The American actress-singer Janis Paige, who has died aged 101, had a very long career and a good and profitable life until she lost her voice in 2001. She had begun singing from the age of five, appearing in local Washington amateur theatre and eventually sang in the wartime Hollywood Canteen shows for service men and women. She had an attractive personality and shone in anything she was given to do. She was a popular actress on Broadway, in films and on television too where she had her own show. Paige was a really accomplished star. Happily, her voice did eventually return after she gave up speaking for three months.

She was born Donna Mae Tjaden in Tacoma, Washington, to Hazel and George Tjaden in a family of Norwegian, German and English descent. Donna Mae, her sister Betty Jane and their mother moved to Los Angeles where Donna graduated from high school. After singing at the Hollywood Canteen, she was offered a contract with Warner Bros which saw the start of her film career under the name of Janis Paige. Her first film was actually MGM’s Bathing Beauty (1944) with Red Skelton and Esther Williams. Back at Warners, Janis was in Hollywood Canteen with Eddie Cantor, The Andrews Sisters, Jack Benny, Joan Crawford, Barbara Stanwyck, Roy Rogers and Trigger and all the other stars on Warners’ roster.

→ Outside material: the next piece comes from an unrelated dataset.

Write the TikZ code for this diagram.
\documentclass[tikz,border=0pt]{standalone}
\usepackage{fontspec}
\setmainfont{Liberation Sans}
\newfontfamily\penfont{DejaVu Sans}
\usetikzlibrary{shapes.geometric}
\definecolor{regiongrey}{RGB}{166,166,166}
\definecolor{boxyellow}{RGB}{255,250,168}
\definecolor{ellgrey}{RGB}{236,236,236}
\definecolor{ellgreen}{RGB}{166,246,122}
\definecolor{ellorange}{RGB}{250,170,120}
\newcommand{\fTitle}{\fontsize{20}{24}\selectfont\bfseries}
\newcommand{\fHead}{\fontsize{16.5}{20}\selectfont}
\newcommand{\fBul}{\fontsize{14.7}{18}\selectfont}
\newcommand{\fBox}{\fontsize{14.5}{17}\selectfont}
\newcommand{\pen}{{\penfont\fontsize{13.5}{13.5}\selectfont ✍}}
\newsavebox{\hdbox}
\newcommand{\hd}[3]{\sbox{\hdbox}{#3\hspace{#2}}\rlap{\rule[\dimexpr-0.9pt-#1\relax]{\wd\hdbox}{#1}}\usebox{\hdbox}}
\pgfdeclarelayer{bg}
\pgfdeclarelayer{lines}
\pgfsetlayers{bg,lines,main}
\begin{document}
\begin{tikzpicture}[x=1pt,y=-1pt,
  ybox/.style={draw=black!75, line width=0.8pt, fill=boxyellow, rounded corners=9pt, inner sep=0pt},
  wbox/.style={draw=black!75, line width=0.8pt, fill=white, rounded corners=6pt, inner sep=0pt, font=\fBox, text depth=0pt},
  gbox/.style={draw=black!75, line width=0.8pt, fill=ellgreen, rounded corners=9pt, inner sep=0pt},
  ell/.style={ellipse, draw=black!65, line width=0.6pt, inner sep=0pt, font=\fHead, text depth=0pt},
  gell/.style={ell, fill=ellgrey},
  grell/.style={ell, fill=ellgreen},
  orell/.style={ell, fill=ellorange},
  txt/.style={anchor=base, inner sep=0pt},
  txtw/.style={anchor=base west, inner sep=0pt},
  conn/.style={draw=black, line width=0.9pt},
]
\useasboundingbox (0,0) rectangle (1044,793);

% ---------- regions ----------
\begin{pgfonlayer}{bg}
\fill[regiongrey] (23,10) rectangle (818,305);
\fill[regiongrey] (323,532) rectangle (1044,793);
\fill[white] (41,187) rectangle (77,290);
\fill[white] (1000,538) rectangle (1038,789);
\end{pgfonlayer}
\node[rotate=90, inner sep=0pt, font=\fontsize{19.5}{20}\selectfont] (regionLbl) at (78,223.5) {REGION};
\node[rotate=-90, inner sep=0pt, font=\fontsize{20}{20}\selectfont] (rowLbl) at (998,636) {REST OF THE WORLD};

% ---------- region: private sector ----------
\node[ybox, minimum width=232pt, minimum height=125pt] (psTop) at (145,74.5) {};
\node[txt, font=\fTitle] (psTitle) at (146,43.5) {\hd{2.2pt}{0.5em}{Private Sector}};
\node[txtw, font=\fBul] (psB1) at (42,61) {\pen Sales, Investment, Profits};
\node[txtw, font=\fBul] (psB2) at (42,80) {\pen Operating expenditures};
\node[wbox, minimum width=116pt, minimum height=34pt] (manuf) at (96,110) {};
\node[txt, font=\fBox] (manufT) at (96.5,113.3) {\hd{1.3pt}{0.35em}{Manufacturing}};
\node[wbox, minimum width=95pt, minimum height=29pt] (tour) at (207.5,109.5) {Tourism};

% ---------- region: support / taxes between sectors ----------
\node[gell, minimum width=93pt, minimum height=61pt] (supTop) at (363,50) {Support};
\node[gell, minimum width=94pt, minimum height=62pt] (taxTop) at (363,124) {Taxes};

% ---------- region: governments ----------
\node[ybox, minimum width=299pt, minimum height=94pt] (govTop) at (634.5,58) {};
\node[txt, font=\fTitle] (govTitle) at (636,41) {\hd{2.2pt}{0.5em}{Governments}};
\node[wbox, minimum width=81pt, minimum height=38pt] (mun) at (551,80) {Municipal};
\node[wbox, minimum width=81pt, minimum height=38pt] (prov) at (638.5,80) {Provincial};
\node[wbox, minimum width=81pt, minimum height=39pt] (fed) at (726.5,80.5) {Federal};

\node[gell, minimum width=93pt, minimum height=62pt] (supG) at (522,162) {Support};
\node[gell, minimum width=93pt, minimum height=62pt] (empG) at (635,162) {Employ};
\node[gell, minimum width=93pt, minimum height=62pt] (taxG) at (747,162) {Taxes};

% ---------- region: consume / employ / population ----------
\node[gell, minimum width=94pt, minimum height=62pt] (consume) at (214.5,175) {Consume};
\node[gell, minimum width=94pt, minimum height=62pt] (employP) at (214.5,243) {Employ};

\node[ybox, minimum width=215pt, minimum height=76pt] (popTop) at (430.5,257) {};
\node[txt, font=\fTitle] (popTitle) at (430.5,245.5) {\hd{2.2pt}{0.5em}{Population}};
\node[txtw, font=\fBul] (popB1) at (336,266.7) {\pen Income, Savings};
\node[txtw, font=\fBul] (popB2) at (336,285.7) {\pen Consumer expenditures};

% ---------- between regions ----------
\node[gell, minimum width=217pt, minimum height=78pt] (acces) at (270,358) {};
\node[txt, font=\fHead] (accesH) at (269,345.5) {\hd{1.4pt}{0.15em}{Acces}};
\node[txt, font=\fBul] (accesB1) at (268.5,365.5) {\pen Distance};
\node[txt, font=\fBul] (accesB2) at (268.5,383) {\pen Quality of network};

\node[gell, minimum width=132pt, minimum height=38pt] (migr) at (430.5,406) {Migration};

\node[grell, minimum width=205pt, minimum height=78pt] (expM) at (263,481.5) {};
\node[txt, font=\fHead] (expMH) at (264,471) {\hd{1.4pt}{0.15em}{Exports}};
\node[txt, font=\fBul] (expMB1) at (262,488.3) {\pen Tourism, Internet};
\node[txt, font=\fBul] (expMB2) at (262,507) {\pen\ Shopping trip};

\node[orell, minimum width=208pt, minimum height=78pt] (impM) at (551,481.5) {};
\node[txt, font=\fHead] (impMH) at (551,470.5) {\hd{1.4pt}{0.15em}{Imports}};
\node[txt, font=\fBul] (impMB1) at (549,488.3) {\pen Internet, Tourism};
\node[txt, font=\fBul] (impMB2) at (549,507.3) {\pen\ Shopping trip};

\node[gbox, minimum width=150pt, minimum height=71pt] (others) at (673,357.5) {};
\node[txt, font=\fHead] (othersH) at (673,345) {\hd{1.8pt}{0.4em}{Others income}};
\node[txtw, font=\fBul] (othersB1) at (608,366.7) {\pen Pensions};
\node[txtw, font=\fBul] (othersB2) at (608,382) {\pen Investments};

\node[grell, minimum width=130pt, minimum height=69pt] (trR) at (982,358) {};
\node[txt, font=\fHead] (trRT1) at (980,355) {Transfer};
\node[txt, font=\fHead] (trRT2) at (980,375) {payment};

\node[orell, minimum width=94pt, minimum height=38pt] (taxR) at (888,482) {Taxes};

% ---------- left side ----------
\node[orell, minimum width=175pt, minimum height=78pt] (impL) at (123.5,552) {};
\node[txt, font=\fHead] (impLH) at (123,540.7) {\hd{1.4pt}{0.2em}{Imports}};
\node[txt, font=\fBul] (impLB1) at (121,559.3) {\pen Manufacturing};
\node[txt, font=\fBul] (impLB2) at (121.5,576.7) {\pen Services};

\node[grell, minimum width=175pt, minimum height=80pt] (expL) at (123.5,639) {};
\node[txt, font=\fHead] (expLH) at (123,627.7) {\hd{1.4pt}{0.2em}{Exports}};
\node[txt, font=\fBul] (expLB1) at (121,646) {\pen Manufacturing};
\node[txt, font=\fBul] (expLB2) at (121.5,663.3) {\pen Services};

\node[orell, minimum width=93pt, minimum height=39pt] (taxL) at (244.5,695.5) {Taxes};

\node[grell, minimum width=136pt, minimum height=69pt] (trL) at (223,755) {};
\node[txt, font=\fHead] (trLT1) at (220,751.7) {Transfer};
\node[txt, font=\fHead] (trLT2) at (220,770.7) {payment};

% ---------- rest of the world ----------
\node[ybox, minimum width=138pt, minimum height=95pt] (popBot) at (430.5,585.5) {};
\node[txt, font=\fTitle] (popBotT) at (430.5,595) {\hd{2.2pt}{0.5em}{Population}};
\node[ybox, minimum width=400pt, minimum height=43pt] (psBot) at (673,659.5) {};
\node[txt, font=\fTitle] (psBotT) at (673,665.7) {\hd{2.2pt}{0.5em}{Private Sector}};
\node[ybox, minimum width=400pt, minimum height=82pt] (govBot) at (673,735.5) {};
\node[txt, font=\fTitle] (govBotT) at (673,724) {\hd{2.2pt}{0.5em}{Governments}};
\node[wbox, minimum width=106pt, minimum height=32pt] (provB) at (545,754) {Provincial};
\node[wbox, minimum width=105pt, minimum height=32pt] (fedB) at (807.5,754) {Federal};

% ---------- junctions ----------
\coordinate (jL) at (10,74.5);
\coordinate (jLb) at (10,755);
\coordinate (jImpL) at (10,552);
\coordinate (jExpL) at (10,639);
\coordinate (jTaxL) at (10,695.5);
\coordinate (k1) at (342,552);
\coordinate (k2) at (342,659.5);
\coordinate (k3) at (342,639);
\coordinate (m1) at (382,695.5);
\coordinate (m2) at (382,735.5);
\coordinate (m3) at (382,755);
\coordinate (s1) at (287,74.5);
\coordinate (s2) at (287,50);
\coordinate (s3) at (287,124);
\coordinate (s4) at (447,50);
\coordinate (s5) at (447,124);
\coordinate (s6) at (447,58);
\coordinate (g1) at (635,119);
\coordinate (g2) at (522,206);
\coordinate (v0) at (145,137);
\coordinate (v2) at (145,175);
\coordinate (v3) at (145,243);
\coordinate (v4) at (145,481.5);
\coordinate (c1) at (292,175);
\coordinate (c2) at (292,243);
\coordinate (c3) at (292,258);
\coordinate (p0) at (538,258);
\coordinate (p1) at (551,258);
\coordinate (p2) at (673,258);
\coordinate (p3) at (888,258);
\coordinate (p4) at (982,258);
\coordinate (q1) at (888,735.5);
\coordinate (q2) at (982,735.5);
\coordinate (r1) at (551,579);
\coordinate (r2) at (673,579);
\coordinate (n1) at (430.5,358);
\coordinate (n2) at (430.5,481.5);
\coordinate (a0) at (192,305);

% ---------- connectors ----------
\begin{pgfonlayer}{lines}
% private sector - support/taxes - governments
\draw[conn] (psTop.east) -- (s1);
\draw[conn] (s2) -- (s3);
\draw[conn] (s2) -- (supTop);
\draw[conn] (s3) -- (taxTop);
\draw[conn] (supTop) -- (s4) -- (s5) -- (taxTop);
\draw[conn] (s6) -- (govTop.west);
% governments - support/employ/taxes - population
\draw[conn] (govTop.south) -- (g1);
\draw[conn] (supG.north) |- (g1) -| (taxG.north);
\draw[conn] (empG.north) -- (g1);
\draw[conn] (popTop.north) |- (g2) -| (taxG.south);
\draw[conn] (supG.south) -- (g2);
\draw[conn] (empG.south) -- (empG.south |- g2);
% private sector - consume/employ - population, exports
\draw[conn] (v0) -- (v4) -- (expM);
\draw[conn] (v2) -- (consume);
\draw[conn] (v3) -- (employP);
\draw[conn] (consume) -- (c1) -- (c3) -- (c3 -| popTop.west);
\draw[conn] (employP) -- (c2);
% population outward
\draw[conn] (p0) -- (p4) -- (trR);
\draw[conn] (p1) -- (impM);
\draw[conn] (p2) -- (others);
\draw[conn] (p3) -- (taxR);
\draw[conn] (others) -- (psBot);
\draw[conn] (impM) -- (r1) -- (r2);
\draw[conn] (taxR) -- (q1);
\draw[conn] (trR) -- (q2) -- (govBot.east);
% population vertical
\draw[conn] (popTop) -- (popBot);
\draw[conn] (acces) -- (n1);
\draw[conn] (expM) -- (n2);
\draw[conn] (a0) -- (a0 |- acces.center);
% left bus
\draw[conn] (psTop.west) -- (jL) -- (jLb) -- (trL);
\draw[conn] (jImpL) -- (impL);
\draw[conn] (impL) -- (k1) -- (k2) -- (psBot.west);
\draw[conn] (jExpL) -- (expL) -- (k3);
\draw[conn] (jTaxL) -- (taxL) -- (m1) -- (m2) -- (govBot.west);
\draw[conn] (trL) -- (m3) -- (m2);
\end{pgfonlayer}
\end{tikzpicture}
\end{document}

Subsequently Paige appeared in the film noir Her Kind of Man with Dane Clark, Edmund Goulding’s remake of Somerset Maugham’s Of Human Bondage, Raoul Walsh’s Western Cheyenne and Winter Meeting with Bette Davis. In 1948 she was in Romance on the High Seas, Doris Day’s film debut. In 1951, after appearing in Two Gals and a Guy, Paige then headed for Broadway. Afterwards, she returned to Hollywood for Silk Stockings, Rouben Mamoulian’s musical version of the Garbo film Ninotchka. It starred Fred Astaire and Cyd Charisse. Paige did a delightful number with Astaire called ‘Stereophonic Sound’, a send-up of all the trappings that modern films had to undergo. Other films included Please Don’t Eat the Daisies with Doris Day and David Niven, Bachelor in Paradise with Bob Hope and Lana Turner, Follow the Boys with Connie Francis, and Burt Kennedy’s Western Welcome to Hard Times with Henry Fonda. Her last film was Natural Causes in 1994.

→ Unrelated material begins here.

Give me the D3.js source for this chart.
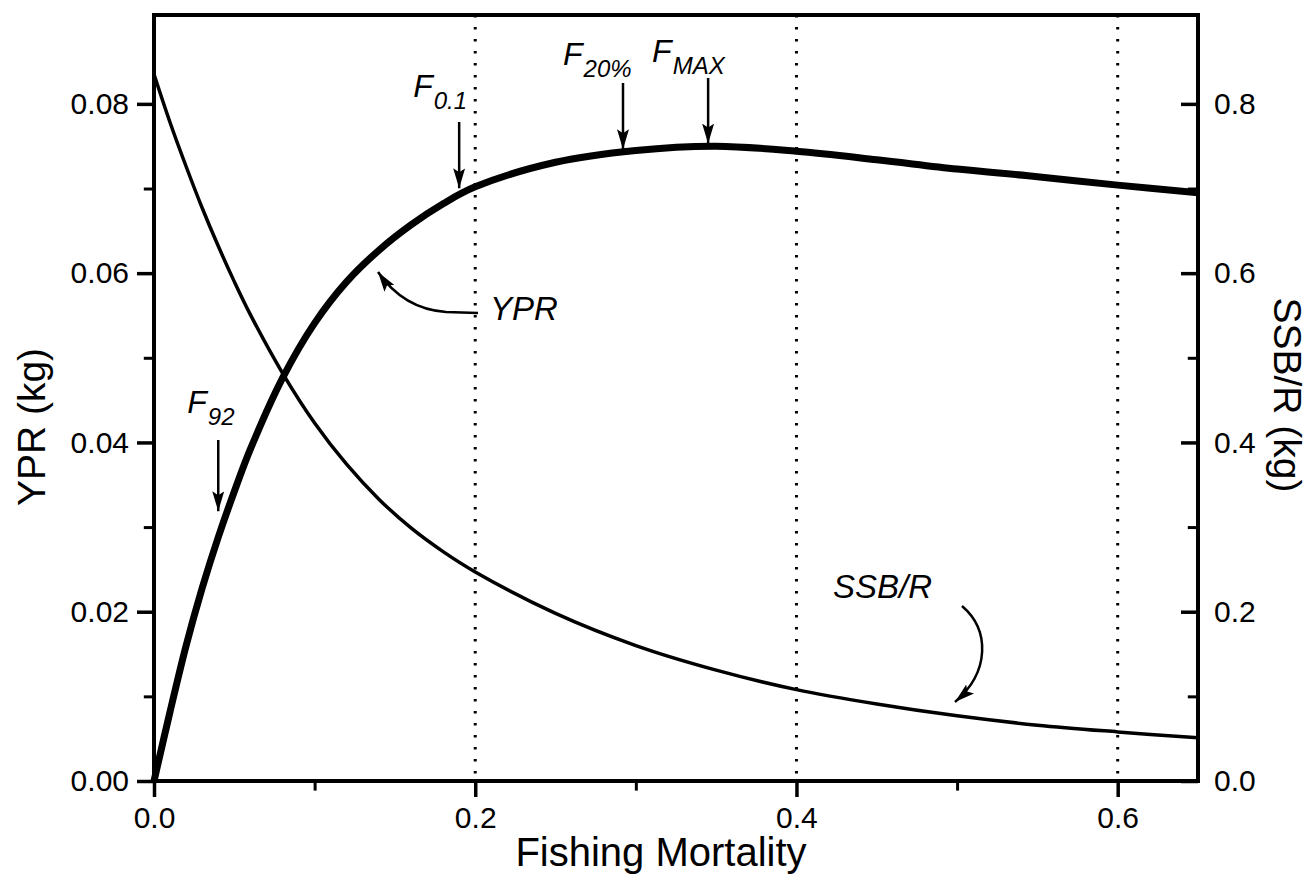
<!DOCTYPE html>
<html>
<head>
<meta charset="utf-8">
<script src="https://cdn.jsdelivr.net/npm/d3@7"></script>
<style>
  body { margin: 0; background: #fff; }
  svg { display: block; font-family: "Liberation Sans", Arial, sans-serif; }
</style>
</head>
<body>
<svg></svg>
<script>
// fishing mortality grid and the two curves
let fValues = [0, 0.01, 0.02, 0.03, 0.04, 0.05, 0.06, 0.08, 0.10, 0.12, 0.14, 0.16, 0.18, 0.20,
               0.25, 0.30, 0.35, 0.40, 0.45, 0.50, 0.55, 0.60, 0.65]
let yprValues = [0, 0.0082, 0.0160, 0.0228, 0.0288, 0.0342, 0.0392, 0.0476, 0.0541, 0.0590, 0.0627,
                 0.0657, 0.0682, 0.0702, 0.0731, 0.0745, 0.0750, 0.0744, 0.0734, 0.0723, 0.0714, 0.0704, 0.0695]
let ssbrValues = [0.835, 0.778, 0.726, 0.677, 0.632, 0.590, 0.551, 0.482, 0.423, 0.374, 0.333,
                  0.299, 0.271, 0.247, 0.198, 0.160, 0.131, 0.108, 0.091, 0.077, 0.066, 0.058, 0.051]

let xTicks = [0, 0.2, 0.4, 0.6]
let xMinor = [0.1, 0.3, 0.5]
let yLeftTicks = [0, 0.02, 0.04, 0.06, 0.08]
let yLeftMinor = [0.01, 0.03, 0.05, 0.07]
let yRightTicks = [0, 0.2, 0.4, 0.6, 0.8]
let yRightMinor = [0.1, 0.3, 0.5, 0.7]
let refLines = [0.2, 0.4, 0.6]

// reference mortality points marked on the YPR curve
let markers = [
  { sub: '92', f: 0.040 },
  { sub: '0.1', f: 0.190 },
  { sub: '20%', f: 0.292 },
  { sub: 'MAX', f: 0.345 }
]

let width = 1314
let height = 878
let padLeft = 154
let padRight = 1198
let padTop = 15
let padBottom = 781

let svg = d3.select('svg').attr('width', width).attr('height', height)

let xScale = d3.scaleLinear().domain([0, 0.65]).range([padLeft, padRight])
let yLeft = d3.scaleLinear().domain([0, 0.0905]).range([padBottom, padTop])
let yRight = d3.scaleLinear().domain([0, 0.905]).range([padBottom, padTop])

let defs = svg.append('defs')
defs.append('marker')
  .attr('id', 'head')
  .attr('viewBox', '0 0 20 12')
  .attr('refX', 20).attr('refY', 6)
  .attr('markerWidth', 20).attr('markerHeight', 12)
  .attr('markerUnits', 'userSpaceOnUse')
  .attr('orient', 'auto')
  .append('path').attr('d', 'M0,0 L20,6 L0,12 L4,6 Z').attr('fill', '#000')

// dotted reference lines
svg.selectAll('.ref')
  .data(refLines)
  .enter()
  .append('line')
  .attr('x1', d => xScale(d)).attr('x2', d => xScale(d))
  .attr('y1', padTop).attr('y2', padBottom)
  .attr('stroke', '#000')
  .attr('stroke-width', 3)
  .attr('stroke-dasharray', '2.5 9.5')

// axes
let drawAxis = (axis, tr, size, fmt, vals, minor) => {
  let g = svg.append('g').attr('transform', tr)
  g.call(axis.tickValues(vals).tickSize(size).tickFormat(fmt))
  g.select('.domain').remove()
  g.selectAll('line').attr('stroke-width', 3.5)
  g.selectAll('text').attr('font-size', 30).attr('fill', '#000')
  let m = svg.append('g').attr('transform', tr)
  m.call(axis.tickValues(minor).tickSize(size * 0.6).tickFormat(''))
  m.select('.domain').remove()
  m.selectAll('line').attr('stroke-width', 3)
  return g
}

let gx = drawAxis(d3.axisBottom(xScale), 'translate(0,' + padBottom + ')', 16, d3.format('.1f'), xTicks, xMinor)
gx.selectAll('text').attr('dy', '1.05em').attr('y', 15)

let gl = drawAxis(d3.axisLeft(yLeft), 'translate(' + padLeft + ',0)', 17, d3.format('.2f'), yLeftTicks, yLeftMinor)
gl.selectAll('text').attr('x', -25)

let gr = drawAxis(d3.axisLeft(yRight), 'translate(' + padRight + ',0)', 17, d3.format('.1f'), yRightTicks, yRightMinor)
gr.selectAll('text').attr('x', 16).attr('text-anchor', 'start')

// frame
svg.append('rect')
  .attr('x', padLeft).attr('y', padTop)
  .attr('width', padRight - padLeft).attr('height', padBottom - padTop)
  .attr('fill', 'none').attr('stroke', '#000').attr('stroke-width', 4)

// curves
let lineYpr = d3.line()
  .x((d, i) => xScale(fValues[i]))
  .y(d => yLeft(d))
  .curve(d3.curveCatmullRom.alpha(0.5))
let lineSsb = d3.line()
  .x((d, i) => xScale(fValues[i]))
  .y(d => yRight(d))
  .curve(d3.curveCatmullRom.alpha(0.5))

svg.append('path').attr('d', lineSsb(ssbrValues))
  .attr('fill', 'none').attr('stroke', '#000').attr('stroke-width', 3.5)
svg.append('path').attr('d', lineYpr(yprValues))
  .attr('fill', 'none').attr('stroke', '#000').attr('stroke-width', 7)

// axis titles
svg.append('text')
  .attr('x', 661).attr('y', 866)
  .attr('text-anchor', 'middle').attr('font-size', 40)
  .text('Fishing Mortality')
svg.append('text')
  .attr('transform', 'translate(45,427) rotate(-90)')
  .attr('text-anchor', 'middle').attr('font-size', 39)
  .text('YPR (kg)')
svg.append('text')
  .attr('transform', 'translate(1274,395) rotate(90)')
  .attr('text-anchor', 'middle').attr('font-size', 39)
  .text('SSB/R (kg)')

// F labels with arrows
let yprAt = f => {
  let i = d3.bisectLeft(fValues, f)
  if (i <= 0) return yprValues[0]
  let t = (f - fValues[i - 1]) / (fValues[i] - fValues[i - 1])
  return yprValues[i - 1] + t * (yprValues[i] - yprValues[i - 1])
}
let labelPos = {
  '92': { dx: -31, ty: 413, a0: 440, gap: 26 },
  '0.1': { dx: -46, ty: 97, a0: 122, gap: 7 },
  '20%': { dx: -60, ty: 65, a0: 83, gap: 3 },
  'MAX': { dx: -56, ty: 62, a0: 78, gap: 3 }
}
markers.forEach(m => {
  let p = labelPos[m.sub]
  let x = xScale(m.f)
  let t = svg.append('text')
    .attr('x', x + p.dx).attr('y', p.ty)
    .attr('font-size', 32).attr('font-style', 'italic')
  t.append('tspan').text('F')
  t.append('tspan').attr('font-size', 24).attr('dy', 12).attr('dx', 1).text(m.sub)
  svg.append('line')
    .attr('x1', x).attr('x2', x)
    .attr('y1', p.a0).attr('y2', yLeft(yprAt(m.f)) - p.gap)
    .attr('stroke', '#000').attr('stroke-width', 2.5)
    .attr('marker-end', 'url(#head)')
})

// curve labels
svg.append('text')
  .attr('x', 490).attr('y', 320)
  .attr('font-size', 33).attr('font-style', 'italic')
  .text('YPR')
svg.append('path')
  .attr('d', 'M478,313 L446,312 C418,310 396,298 378,272')
  .attr('fill', 'none').attr('stroke', '#000').attr('stroke-width', 2.5)
  .attr('marker-end', 'url(#head)')

svg.append('text')
  .attr('x', 833).attr('y', 598)
  .attr('font-size', 33).attr('font-style', 'italic')
  .text('SSB/R')
svg.append('path')
  .attr('d', 'M962,606 C990,630 990,672 955,702')
  .attr('fill', 'none').attr('stroke', '#000').attr('stroke-width', 2.5)
  .attr('marker-end', 'url(#head)')
</script>
</body>
</html>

On Broadway, Paige appeared in the comedy-drama Remains to Be Seen and then she starred in the musical The Pajama Game as Babe, but when it came to filming it, the role went to Doris Day. Paige returned to theatre on and off during her career, in tours of Annie Get Your Gun, Sweet Charity, Applause, Ballroom, Gypsy and Guys and Dolls. On TV she had her own show in the mid-sixties called It’s Always Jan.

In 1947 Janis Paige married the restaurateur Frank Martinelli Jr, but they divorced in 1951. In 1956 she married the writer Arthur Stander who created her TV show, and they divorced a year later. In 1962 she married the composer and music publisher Ray Gilbert, lyricist of the Oscar-winning song ‘Zip-a-Dee-Doo-Dah’. They stayed together until his death in 1976 but never had any children.